The wisdom of work requirements in safety-net programs for low-income Americans is being hotly debated in the U.S. Congress, state capitols and policy circles. In the coming weeks, Congress might expand work requirements in the Supplemental Nutrition Assistance Program, formerly known as food stamps. With the authorization of the federal government, some states are currently attempting to impose work obligations on recipients of Medicaid, a program that provides health coverage to low-income households. The White House Council of Economic Advisers released a report in July on expanding such requirements in non-cash safety net programs, including housing assistance programs.
Whether there should be a mandatory work component in public policies designed to assist low-income households is in part a question of technical economics. Do such requirements lead to higher rates of employment among targeted populations? Does the safety net as currently structured discourage work? Do the realities of the low-wage labor market make a proposed requirement sensible policy?
But the issue is more about political and moral philosophy than economics.
Whom does society expect to work? In an ethical or cultural sense, should a man in his 30s or 40s without prohibitive health conditions or young children in the home be working? Does that man owe some share of his creativity and energy to the rest of society? Or is it nobody’s business but his whether he works? Rather than requiring work as part of a social contract that includes a safety net, should society view not working as a valid, private, personal decision?
The answers to those questions can’t be generated by a regression equation. And they are fundamental to the debate over work requirements. The questions don’t get much easier when you begin to consider policies for low-income households. What is the underlying nature of these programs?
Some policies, like disability insurance, are exactly that — insurance. Workers make contributions (in the form of payroll taxes) to insure against the risk of becoming disabled and unable to work. In the event that the risk materializes, disabled workers receive cash payments.
But the policies involved in the current discussion — most prominently, Medicaid and food stamps — are not insurance programs. They are available to households who qualify on the basis of low income, few assets and other factors.
Of course, this distinction can be fuzzy. But whether you think of safety-net programs as insurance or as means-tested government benefits is relevant to the work requirements debate.
It may be nobody’s business if an able-bodied 43-year-old without dependent children is not working and is living off an inheritance. It may even be nobody’s business if she isn’t working and is receiving social-insurance payments. But if she is receiving means-tested benefits, it becomes harder to argue that society should not evaluate her situation on normative grounds.
After all, in the most practical sense, the social resources used to finance programs like Medicaid and food stamps come from the individual members of society. Shouldn’t those members have the opportunity to exercise some judgment over how their resources are spent? Agree or disagree, it is at least reasonable for those members to determine that, say, a single mother with three young children should receive health care regardless of her employment status, but the 43-year-old we discussed above really should be working or in a training program for at least 20 hours per week.
Rather than as social insurance or means-tested benefits, you might think of these programs as aid that supports employment.

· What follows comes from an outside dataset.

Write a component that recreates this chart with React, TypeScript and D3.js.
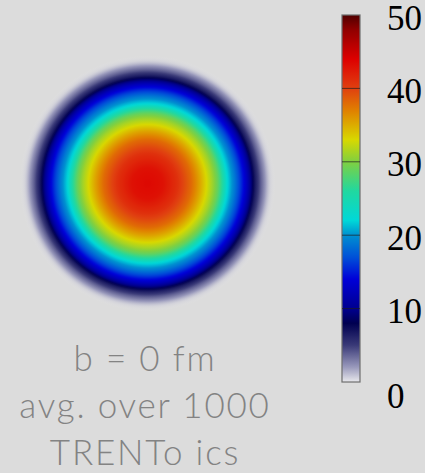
import React, { useEffect, useRef } from 'react';
import * as d3 from 'd3';

// colour map of the scale (value -> colour)
const cmapValues = [0, 2, 5, 8, 10, 14, 17, 20, 22, 26, 30, 33, 37, 40, 44, 48, 50];
const cmapColors = [
  '#e8e8ec', '#9a9abc', '#3a3a78', '#000050', '#000090', '#0000d8', '#0050d8', '#0090d0',
  '#00d8d8', '#20d8a0', '#80d040', '#d8d800', '#e08000', '#e04010', '#dd0000', '#900000', '#500000',
];

// radial profile of the averaged density (distance from centre in px -> value)
const profileRadius = [0, 15, 30, 44, 52, 59, 65, 70, 75, 80, 87, 93, 100, 107, 113, 118, 123, 128];
const profileValue = [43.5, 43, 41, 38, 35.5, 33, 31, 29, 26, 22, 19, 16, 12, 7, 4, 2, 0.8, 0];

const scaleTicks = [0, 10, 20, 30, 40, 50];
const captionLines = ['b = 0 fm', 'avg. over 1000', 'TRENTo ics'];

const App: React.FC = () => {
  const svgRef = useRef<SVGSVGElement | null>(null);

  useEffect(() => {
    const svg = d3.select(svgRef.current);
    svg.selectAll('*').remove();

    const width = 425;
    const height = 473;
    const cx = 147.5;
    const cy = 183.5;
    const R = d3.max(profileRadius) as number;

    const cmap = d3.scaleLinear<string>().domain(cmapValues).range(cmapColors).interpolate(d3.interpolateRgb).clamp(true);
    const profile = d3.scaleLinear().domain(profileRadius).range(profileValue).clamp(true);

    svg.append('rect').attr('width', width).attr('height', height).attr('fill', '#dcdcdc');

    const defs = svg.append('defs');

    // disk
    const rg = defs.append('radialGradient')
      .attr('id', 'disk')
      .attr('gradientUnits', 'userSpaceOnUse')
      .attr('cx', cx).attr('cy', cy).attr('r', R);
    d3.range(0, 101).forEach(i => {
      const v = profile((i / 100) * R);
      rg.append('stop')
        .attr('offset', `${i}%`)
        .attr('stop-color', cmap(v))
        .attr('stop-opacity', Math.min(1, v / 2));
    });
    svg.append('circle').attr('cx', cx).attr('cy', cy).attr('r', R).attr('fill', 'url(#disk)');

    // colour bar
    const y = d3.scaleLinear().domain([0, 50]).range([382, 15]);
    const barX = 342;
    const barW = 18;
    const lg = defs.append('linearGradient')
      .attr('id', 'bar')
      .attr('x1', 0).attr('y1', 1).attr('x2', 0).attr('y2', 0);
    d3.range(0, 101).forEach(i => {
      lg.append('stop').attr('offset', `${i}%`).attr('stop-color', cmap(i / 2));
    });
    svg.append('rect')
      .attr('x', barX).attr('y', y(50)).attr('width', barW).attr('height', y(0) - y(50))
      .attr('fill', 'url(#bar)')
      .attr('stroke', '#6e6e6e').attr('stroke-width', 1.2);

    svg.append('g')
      .selectAll('line')
      .data(scaleTicks.filter(t => t > 0 && t < 50))
      .join('line')
      .attr('x1', barX).attr('x2', barX + barW)
      .attr('y1', d => y(d)).attr('y2', d => y(d))
      .attr('stroke', '#202020').attr('stroke-opacity', 0.7).attr('stroke-width', 1);

    svg.append('g')
      .selectAll('text')
      .data(scaleTicks)
      .join('text')
      .attr('x', 387)
      .attr('y', d => y(d) + (d === 0 ? 26 : 14.5))
      .attr('font-family', '"Liberation Serif", serif')
      .attr('font-size', 35)
      .attr('fill', '#000')
      .text(d => d);

    // caption
    svg.append('g')
      .selectAll('text')
      .data(captionLines)
      .join('text')
      .attr('x', 145)
      .attr('y', (d, i) => 371 + i * 47)
      .attr('text-anchor', 'middle')
      .attr('font-family', 'Lato, sans-serif')
      .attr('font-weight', 300)
      .attr('font-size', 35)
      .attr('letter-spacing', 1.8)
      .attr('fill', '#838383')
      .text(d => d);
  }, []);

  return (
    <svg ref={svgRef} width={425} height={473} style={{ position: 'absolute', left: 0, top: 0 }} />
  );
};

export default App;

Medical care helps you work. Adequate housing and nutrition help you work. So society provides these for you so that you can work. If this is your lens, then work requirements make even more sense.
It’s one thing to encourage work. It’s something quite different to tell a hungry person you won’t give him food, or a sick person you won’t give him medical care. But if work requirements are going to have teeth, then that will be necessary. Sending away a hungry person may be reasonable if you think he has the capacity to work. This requires adequate opportunity to use that capacity.
Here is where practical considerations can enter the debate. Should volunteering and community service count as work? How should requirements be structured to take into account the volatile nature of the low-wage labor market?
The answers require another column. But too often the debate starts with those questions.
Michael R. Strain is a Bloomberg Opinion columnist. He is director of economic policy studies and resident scholar at the American Enterprise Institute. He is the editor of “The U.S. Labor Market: Questions and Challenges for Public Policy.”